Australia’s crypto crackdown is taking shape with the government revealing the next steps in its bid to regulate digital currencies.
Treasurer Jim Chalmers wants to make crypto exchanges and digital asset platforms subject to existing Australian financial services laws.
The government is also proposing to make platform operators get an Australian financial services licence.
Platforms that hold over $1500 of an individual’s assets or $5 million in aggregate will be covered by the changes.
Minimum standards for digital assets such as tokens are also being reviewed. About a quarter of Australians own some sort of crypto asset.
Online platforms hold billions of dollars in assets and expose Australians to significant risks, the proposal paper says.

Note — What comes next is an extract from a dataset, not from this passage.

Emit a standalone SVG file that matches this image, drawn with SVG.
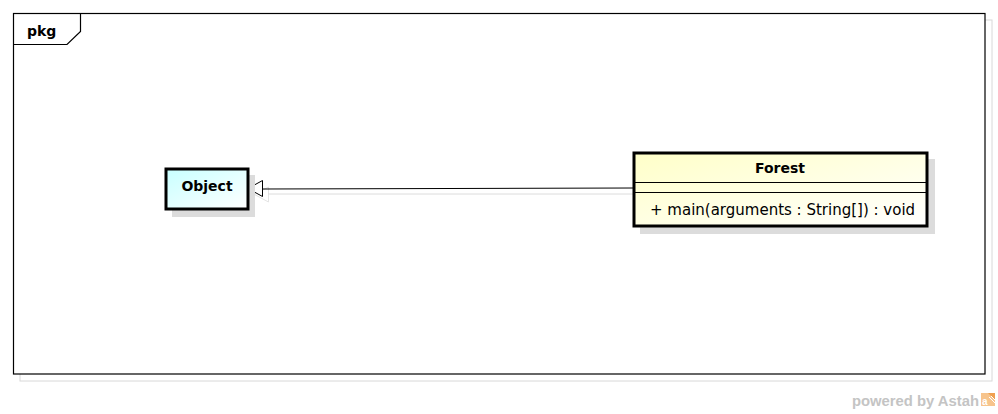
<svg xmlns="http://www.w3.org/2000/svg" width="998" height="414" viewBox="0 0 998 414">
<style>
.shadow{fill:#dcdcdc;stroke:none}
.box{stroke:#000;stroke-width:3}
.t{font-family:"DejaVu Sans","Liberation Sans",sans-serif;font-size:14px;fill:#000}
.r{font-size:15px}
.b{font-weight:bold}
</style>
<defs>
<linearGradient id="gObj" x1="0" y1="0" x2="1" y2="1">
<stop offset="0" stop-color="#c8ffff"/><stop offset="1" stop-color="#ffffff"/>
</linearGradient>
<linearGradient id="gFor" x1="0" y1="0" x2="1" y2="1">
<stop offset="0" stop-color="#ffffc8"/><stop offset="1" stop-color="#ffffff"/>
</linearGradient>
</defs>
<rect width="998" height="414" fill="#fff"/>
<g id="frame">
<rect x="20" y="20" width="972" height="361" fill="none" stroke="#d8d8d8" stroke-width="1"/>
<rect x="13.5" y="13.5" width="971.5" height="360.5" fill="#fff" stroke="#000" stroke-width="1.2"/>
<path d="M13.5 44.5 H67 L80.5 31.5 V13.5" fill="none" stroke="#000" stroke-width="1.2"/>
<text class="t b" x="27" y="36">pkg</text>
</g>
<g id="connectors">
<polygon points="254.5,194.5 268.5,187 268.5,202" fill="none" stroke="#e4e4e4" stroke-width="1"/>
<line x1="268" y1="194" x2="634" y2="194" stroke="#dcdcdc" stroke-width="1"/>
<line x1="262" y1="189" x2="634" y2="188" stroke="#000" stroke-width="1"/>
<polygon points="248,188.5 262.5,180.5 262.5,196.5" fill="#fff" stroke="#000" stroke-width="1"/>
</g>
<g id="Object">
<rect class="shadow" x="172" y="175" width="83" height="42"/>
<rect class="box" x="166" y="169" width="82" height="40" fill="url(#gObj)"/>
<text class="t b" x="207" y="191" text-anchor="middle">Object</text>
</g>
<g id="Forest">
<rect class="shadow" x="640" y="159" width="295" height="75"/>
<rect class="box" x="634" y="153" width="293" height="73" fill="url(#gFor)"/>
<line x1="634" y1="182.5" x2="927" y2="182.5" stroke="#000" stroke-width="1"/>
<line x1="634" y1="192.5" x2="927" y2="192.5" stroke="#000" stroke-width="1"/>
<text class="t b" x="780" y="173" text-anchor="middle">Forest</text>
<text class="t r" x="650" y="215">+ main(arguments : String[]) : void</text>
</g>
<g id="footer">
<text x="852" y="406" font-family="'Liberation Sans',Arial,sans-serif" font-size="14" font-weight="bold" fill="#c4c4c4" textLength="127" lengthAdjust="spacingAndGlyphs">powered by Astah</text>
<rect x="981" y="393" width="14" height="13" fill="#f7c48c"/>
<path d="M988 393 L995 400 V393 Z" fill="#f0a050"/>
<path d="M989 397 L995 403 M991 396 L995 400" stroke="#fff" stroke-width="1"/>
<text x="982" y="405" font-family="'Liberation Sans',sans-serif" font-size="10" font-weight="bold" fill="#fff">a</text>
</g>
</svg>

“Collapses of digital asset platforms, both locally and globally, have seen Australians lose their assets or be forced to wait their turn among long lines of creditors,” it says.
“These reforms seek to reduce the risk of these collapses happening, by lifting the standard of their operations and increasing their oversight.”
Dr Chalmers said the government was moving “decisively and methodically to ensure that consumers are adequately protected and innovation can flourish”.
The merits of a central bank digital currency are still under exploration in Australia, a top Reserve Bank official said at the Australian Financial Review’s cryptocurrency summit.
RBA assistant governor (financial system) Brad Jones said the central bank remained “open-minded” to the idea of digital money and the supporting infrastructure.
“The punchline here is that tokenisation offers some intriguing possibilities, but is not without its challenges and more work is needed to understand how we could yield the benefits while managing the risk,” he said on Monday.
Several forms of tokenised money, which is money that has been converted into a digital token on a blockchain, were mentioned in his speech.
Dr Jones said unbacked cryptocurrencies like Bitcoin that natively use blockchain technology were “more amenable to speculative investment than serving as a safe settlement instrument”.
“Unbacked cryptocurrencies may remain a hotbed of speculative interest, but I struggle to envisage them playing an expansive role in the financial system of the future,” he said.
Of the various forms of tokenised money under consideration, he said only a wholesale central bank digital currency would be “completely free of credit and liquidity risk”.
The RBA has an active research program underway on the topic and recently ran a pilot central bank digital currency scheme.
The next phase of the research will focus on looking at how different forms of digital money and infrastructure could support the development of tokenised asset markets in Australia.
The RBA and Treasury will release a joint report mid-next year on the research and set out a road map for future work.